Writing a put option involves selling a put contract on the market. For example, if you believe the stock price of a particular company is likely to rise or stay steady, you can write a put option on that stock. Firstly, you would need to decide on the strike price, which is the price at which you agree to buy the underlying stock. The expiration date is another factor to consider, as it defines the contract's lifespan. Once these parameters are set, you sell the contract in the options market, receiving a premium upfront from the buyer. The premium represents income that you keep, regardless of what happens with the stock price. However, remember that as a put writer, you must purchase the stock if it falls below the strike price, up until the option's expiration.

You would typically write a put option when you have a neutral to bullish outlook on a stock. This is because the primary goal of put writing is to collect the premium, which happens if the stock price stays above the strike price until expiration. If the price falls below the strike price, you would be obligated to buy the stock. Therefore, a put writer hopes that the underlying stock's price will remain steady or increase.

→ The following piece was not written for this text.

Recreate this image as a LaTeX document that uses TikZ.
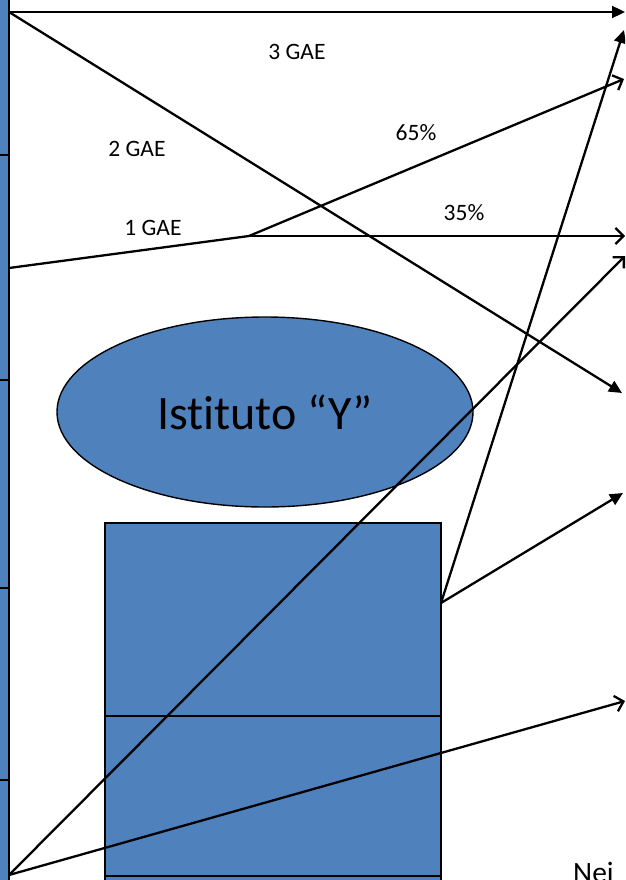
\documentclass[tikz,border=0pt]{standalone}
\usepackage{fontspec}
\setmainfont{Carlito}[Ligatures={NoCommon}]
\usepackage{tikz}
\usetikzlibrary{arrows.meta,shapes.geometric}
\usepackage{xcolor}
\definecolor{BoxBlue}{HTML}{4F81BD}
\tikzset{
  stackbox/.style={draw=black,fill=BoxBlue,line width=2pt},
  instnode/.style={ellipse,draw=black,fill=BoxBlue,line width=1.4pt,minimum width=416pt,minimum height=190pt,font=\fontsize{48}{56}\selectfont},
  gaelabel/.style={inner sep=0pt,font=\fontsize{23.5}{28}\selectfont},
  solidarrow/.style={-{Triangle[length=13pt,width=12pt]},line width=2.3pt},
  openarrow/.style={-{Straight Barb[length=8pt,width=16pt]},line width=2.3pt}
}

\begin{document}
\begin{tikzpicture}[x=1pt,y=-1pt]
\useasboundingbox (0,0) rectangle (625,880);
\clip (0,0) rectangle (625,880);
% left strip and stacked boxes
\foreach \ya/\yb in {-30/155,155/380,380/588,588/780,780/920}
  \draw[stackbox] (-40,\ya) rectangle (9,\yb);
\foreach \ya/\yb in {523/716,716/876,876/960}
  \draw[stackbox] (105,\ya) rectangle (441,\yb);
\node[instnode] (inst) at (265,412) {Istituto “Y”};
% labels
\node[gaelabel] (gae3) at (297,52) {3 GAE};
\node[gaelabel] (gae2) at (137,149) {2 GAE};
\node[gaelabel] (gae1) at (153,228) {1 GAE};
\node[gaelabel] (p65) at (416,133) {65\%};
\node[gaelabel] (p35) at (464,213) {35\%};
\node[anchor=base west,inner sep=0pt,font=\fontsize{29.5}{34}\selectfont] (nei) at (573,882) {Nei};
% sources and targets
\coordinate (top) at (9,12);
\coordinate (mid) at (9,268);
\coordinate (bot) at (9,875);
\coordinate (split) at (249,236);
\coordinate (src) at (441,603);
\coordinate (t1) at (625,12);
\coordinate (t2) at (624,30);
\coordinate (t3) at (624,79);
\coordinate (t4) at (625,236);
\coordinate (t5) at (625,256);
\coordinate (t6) at (622,393);
\coordinate (t7) at (623,493);
\coordinate (t8) at (625,701);
% connectors
\draw[solidarrow] (top) -- (t1);
\draw[solidarrow] (top) -- (t6);
\draw[line width=2.3pt] (mid) -- (split);
\draw[openarrow] (split) -- (t3);
\draw[openarrow] (split) -- (t4);
\draw[solidarrow] (src) -- (t2);
\draw[solidarrow] (src) -- (t7);
\draw[openarrow] (bot) -- (t5);
\draw[openarrow] (bot) -- (t8);
\end{tikzpicture}
\end{document}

When you sell a put option, a few outcomes are possible. If the price of the underlying stock remains above the strike price until expiration, the option will expire worthless, and you keep the premium received at the outset. However, if the stock price falls below the strike price, you will be obliged to buy the stock at the strike price, which could result in a loss. This loss can be offset somewhat by the premium you received when selling the option. It's important to note that the risk in put writing is substantial as you're liable to purchase the shares even if their price dramatically drops.